DIRECTION -
Please return nothing but the lines between the line holding "Emit a Python" and the line holding "fig = plt.figure(figsize=(10.24, 8.72), dpi=100)", both ends included, without the pictures.

Part of a data file:
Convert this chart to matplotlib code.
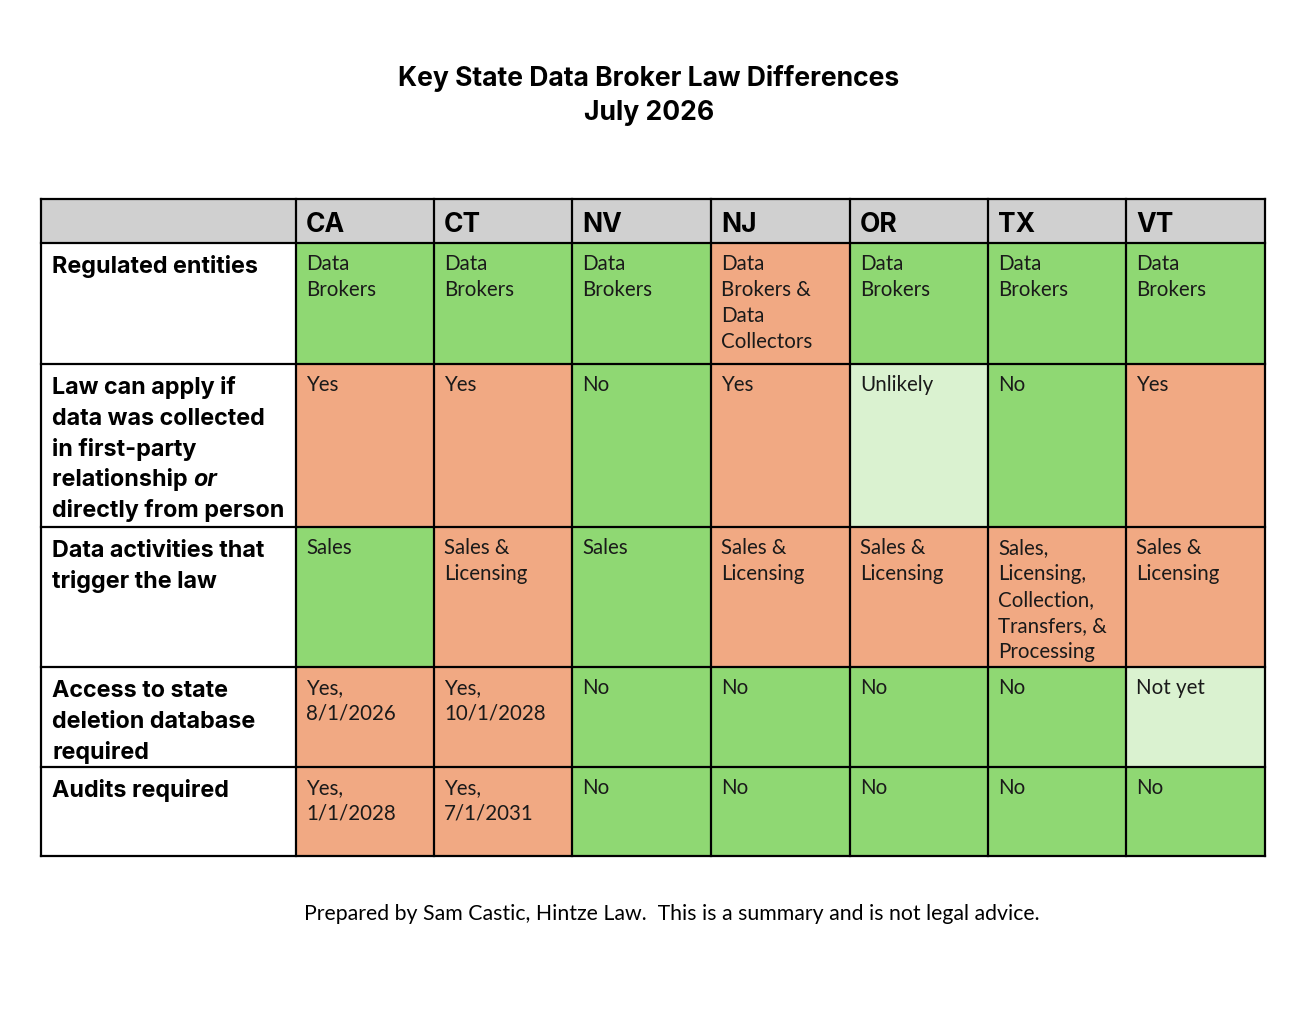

# Key state data broker law differences - table drawn with matplotlib
import matplotlib.pyplot as plt
from matplotlib.patches import Rectangle

plt.rcParams['font.family'] = ['Lato', 'DejaVu Sans']
bold_font = ['Inter', 'Lato', 'DejaVu Sans']

# data
title_lines = ['Key State Data Broker Law Differences', 'July 2026']
footer = 'Prepared by Sam Castic, Hintze Law.  This is a summary and is not legal advice.'

states = ['CA', 'CT', 'NV', 'NJ', 'OR', 'TX', 'VT']

row_labels = [
    ['Regulated entities'],
    ['Law can apply if', 'data was collected', 'in first-party', 'relationship |or', 'directly from person'],
    ['Data activities that', 'trigger the law'],
    ['Access to state', 'deletion database', 'required'],
    ['Audits required'],
]

cell_text = [
    ['Data\nBrokers', 'Data\nBrokers', 'Data\nBrokers', 'Data\nBrokers &\nData\nCollectors',
     'Data\nBrokers', 'Data\nBrokers', 'Data\nBrokers'],
    ['Yes', 'Yes', 'No', 'Yes', 'Unlikely', 'No', 'Yes'],
    ['Sales', 'Sales &\nLicensing', 'Sales', 'Sales &\nLicensing', 'Sales &\nLicensing',
     'Sales,\nLicensing,\nCollection,\nTransfers, &\nProcessing', 'Sales &\nLicensing'],
    ['Yes,\n8/1/2026', 'Yes,\n10/1/2028', 'No', 'No', 'No', 'No', 'Not yet'],
    ['Yes,\n1/1/2028', 'Yes,\n7/1/2031', 'No', 'No', 'No', 'No', 'No'],
]

# g = favourable, o = broader / stricter, l = partly
cell_kind = [
    ['g', 'g', 'g', 'o', 'g', 'g', 'g'],
    ['o', 'o', 'g', 'o', 'l', 'g', 'o'],
    ['g', 'o', 'g', 'o', 'o', 'o', 'o'],
    ['o', 'o', 'g', 'g', 'g', 'g', 'l'],
    ['o', 'o', 'g', 'g', 'g', 'g', 'g'],
]

colors = {'g': '#8fd873', 'o': '#f1a983', 'l': '#daf2d0'}
header_color = '#d0d0d0'

# layout (pixel coords)
W, H = 1309, 1012
col_x = [41, 296, 434, 572, 711, 850, 988, 1126, 1265]
row_y = [200, 244, 365, 528, 668, 768, 857]

fig = plt.figure(figsize=(W / 100, H / 100), dpi=100)
ax = fig.add_axes([0, 0, 1, 1])
ax.set_xlim(0, W)
ax.set_ylim(H, 0)
ax.axis('off')

# title + footer
ax.text(649, 86, title_lines[0], ha='center', va='baseline', fontsize=19.1,
        fontweight='bold', family=bold_font)
ax.text(649, 120, title_lines[1], ha='center', va='baseline', fontsize=19.1,
        fontweight='bold', family=bold_font)
ax.text(672, 920, footer, ha='center', va='baseline', fontsize=15.3)

# header row
ax.add_patch(Rectangle((col_x[0], row_y[0]), col_x[-1] - col_x[0], row_y[1] - row_y[0],
                       facecolor=header_color, edgecolor='none'))
for j, st in enumerate(states):
    ax.text(col_x[j + 1] + 10, row_y[0] + 32, st, ha='left', va='baseline',
            fontsize=19, fontweight='bold', family=bold_font)

fig.canvas.draw()
renderer = fig.canvas.get_renderer()

# body
lab_size = 16.8
for i in range(len(row_labels)):
    top = row_y[i + 1]
    bot = row_y[i + 2]
    for k, line in enumerate(row_labels[i]):
        yb = top + 29 + k * 30.8
        if '|' in line:
            a, b = line.split('|')
            t = ax.text(52, yb, a, ha='left', va='baseline', fontsize=lab_size,
                        fontweight='bold', family=bold_font)
            bb = t.get_window_extent(renderer)
            x_end = ax.transData.inverted().transform((bb.x1, bb.y0))[0]
            ax.text(x_end, yb, b, ha='left', va='baseline', fontsize=lab_size,
                    fontweight='bold', fontstyle='italic', family=bold_font)
        else:
            ax.text(52, yb, line, ha='left', va='baseline', fontsize=lab_size,
                    fontweight='bold', family=bold_font)

    for j in range(len(states)):
        x0 = col_x[j + 1]
        ax.add_patch(Rectangle((x0, top), col_x[j + 2] - x0, bot - top,
                               facecolor=colors[cell_kind[i][j]], edgecolor='none'))
        for k, line in enumerate(cell_text[i][j].split('\n')):
            ax.text(x0 + 10, top + 26 + k * 26, line, ha='left', va='baseline',
                    fontsize=14.8, color='#1a1a1a')

# grid lines
for x in col_x:
    ax.plot([x, x], [row_y[0], row_y[-1]], color='black', lw=1.6, solid_capstyle='projecting')
for y in row_y:
    ax.plot([col_x[0], col_x[-1]], [y, y], color='black', lw=1.6, solid_capstyle='projecting')

plt.savefig('out.png', dpi=100)
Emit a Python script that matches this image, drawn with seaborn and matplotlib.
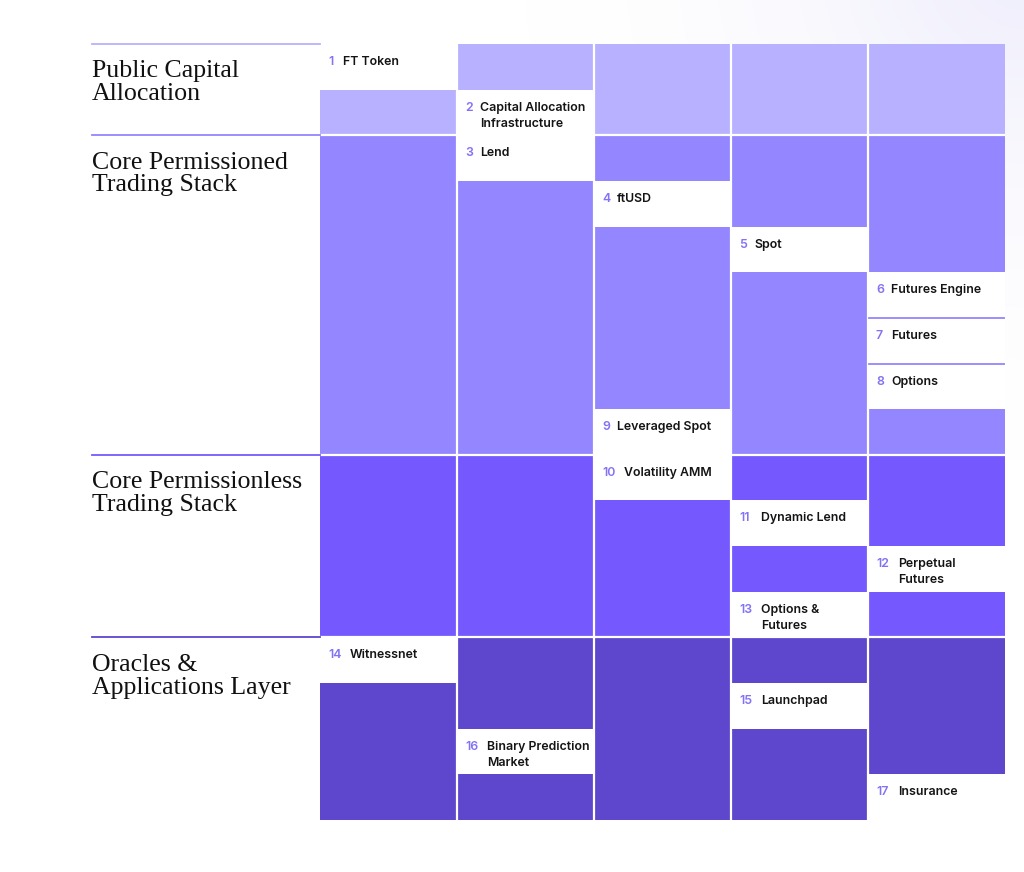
import numpy as np
import seaborn as sns
from matplotlib import pyplot as plt
from matplotlib.colors import ListedColormap

# layers of the stack, top to bottom
layer_names = [
    "Public Capital\nAllocation",
    "Core Permissioned\nTrading Stack",
    "Core Permissionless\nTrading Stack",
    "Oracles &\nApplications Layer",
]
layer_rows = [2, 7, 4, 4]
layer_colors = ["#b8b1ff", "#9486ff", "#7559ff", "#5e47cc"]
n_cols = 5

# modules, one per row, with the column they sit in
modules = [
    "FT Token", "Capital Allocation\nInfrastructure", "Lend", "ftUSD", "Spot",
    "Futures Engine", "Futures", "Options", "Leveraged Spot", "Volatility AMM",
    "Dynamic Lend", "Perpetual\nFutures", "Options &\nFutures", "Witnessnet",
    "Launchpad", "Binary Prediction\nMarket", "Insurance",
]
module_cols = [0, 1, 1, 2, 3, 4, 4, 4, 2, 2, 3, 4, 3, 0, 3, 1, 4]

NUM_COLOR = "#8372f5"
PX = 0.72  # points per pixel at dpi 100


def build_grid():
    """Layer index + 1 for every cell, 0 where a module sits."""
    row_layer = np.repeat(np.arange(len(layer_rows)), layer_rows)
    grid = np.tile(row_layer[:, None] + 1, (1, n_cols))
    for row, col in enumerate(module_cols):
        grid[row, col] = 0
    return grid, row_layer


fig = plt.figure(figsize=(10.24, 8.72), dpi=100)

# faint lavender glow in the top right corner
bg = fig.add_axes([0, 0, 1, 1], zorder=0)
yy, xx = np.mgrid[0:872, 0:1024]
dist = np.hypot(xx - 1024, yy + 40)
w = np.clip(1 - dist / 500, 0, 1) ** 1.8
glow = np.array([238, 237, 252]) / 255
img = 1 - w[..., None] * (1 - glow)
bg.imshow(img, aspect="auto", interpolation="bilinear")
bg.axis("off")

ax = fig.add_axes([320 / 1024, 1 - 820 / 872, 685 / 1024, 776 / 872], zorder=1)
ax.patch.set_alpha(0)

grid, row_layer = build_grid()
cmap = ListedColormap(["white"] + layer_colors)
sns.heatmap(grid, cmap=cmap, vmin=-0.5, vmax=len(layer_colors) + 0.5, cbar=False,
            xticklabels=False, yticklabels=False, linewidths=0, ax=ax)

# white gutters between columns and between layers
for x in range(1, n_cols):
    ax.axvline(x, color="white", lw=1.6)
bounds = np.cumsum(layer_rows)[:-1]
for y in bounds:
    ax.axhline(y, color="white", lw=1.6)

# thin separators between stacked modules inside one layer
for i in range(len(modules) - 1):
    c = module_cols[i]
    if module_cols[i + 1] == c and row_layer[i] == row_layer[i + 1]:
        ax.plot([c + 0.01, c + 1], [i + 1, i + 1], color=layer_colors[row_layer[i]], lw=1.3)

# module labels
for i, (name, c) in enumerate(zip(modules, module_cols)):
    num = str(i + 1)
    ax.annotate(num, xy=(c, i), xytext=(8 * PX, -12 * PX), textcoords="offset points",
                ha="left", va="top", fontsize=8.9, color=NUM_COLOR,
                family="Inter", fontweight="semibold")
    dx = 23 if len(num) == 1 else 30
    ax.annotate(name, xy=(c, i), xytext=(dx * PX, -12 * PX), textcoords="offset points",
                ha="left", va="top", fontsize=8.9, color="#141414", linespacing=1.45,
                family="Inter", fontweight="semibold")

# layer titles with their rule on the left
starts = np.concatenate([[0], bounds])
for name, y0, color in zip(layer_names, starts, layer_colors):
    ax.plot([-228 / 137, 0], [y0, y0], color=color, lw=1.3, clip_on=False)
    ax.annotate(name, xy=(0, y0), xytext=(-228 * PX, -16.5 * PX), textcoords="offset points",
                ha="left", va="top", fontsize=18.6, color="#111111", linespacing=1.04,
                family="Liberation Serif", annotation_clip=False)

for s in ax.spines.values():
    s.set_visible(False)

fig.savefig("out.png", dpi=100)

TASK ANSWER -
Emit a Python script that matches this image, drawn with seaborn and matplotlib.
import numpy as np
import seaborn as sns
from matplotlib import pyplot as plt
from matplotlib.colors import ListedColormap

# layers of the stack, top to bottom
layer_names = [
    "Public Capital\nAllocation",
    "Core Permissioned\nTrading Stack",
    "Core Permissionless\nTrading Stack",
    "Oracles &\nApplications Layer",
]
layer_rows = [2, 7, 4, 4]
layer_colors = ["#b8b1ff", "#9486ff", "#7559ff", "#5e47cc"]
n_cols = 5

# modules, one per row, with the column they sit in
modules = [
    "FT Token", "Capital Allocation\nInfrastructure", "Lend", "ftUSD", "Spot",
    "Futures Engine", "Futures", "Options", "Leveraged Spot", "Volatility AMM",
    "Dynamic Lend", "Perpetual\nFutures", "Options &\nFutures", "Witnessnet",
    "Launchpad", "Binary Prediction\nMarket", "Insurance",
]
module_cols = [0, 1, 1, 2, 3, 4, 4, 4, 2, 2, 3, 4, 3, 0, 3, 1, 4]

NUM_COLOR = "#8372f5"
PX = 0.72  # points per pixel at dpi 100


def build_grid():
    """Layer index + 1 for every cell, 0 where a module sits."""
    row_layer = np.repeat(np.arange(len(layer_rows)), layer_rows)
    grid = np.tile(row_layer[:, None] + 1, (1, n_cols))
    for row, col in enumerate(module_cols):
        grid[row, col] = 0
    return grid, row_layer


fig = plt.figure(figsize=(10.24, 8.72), dpi=100)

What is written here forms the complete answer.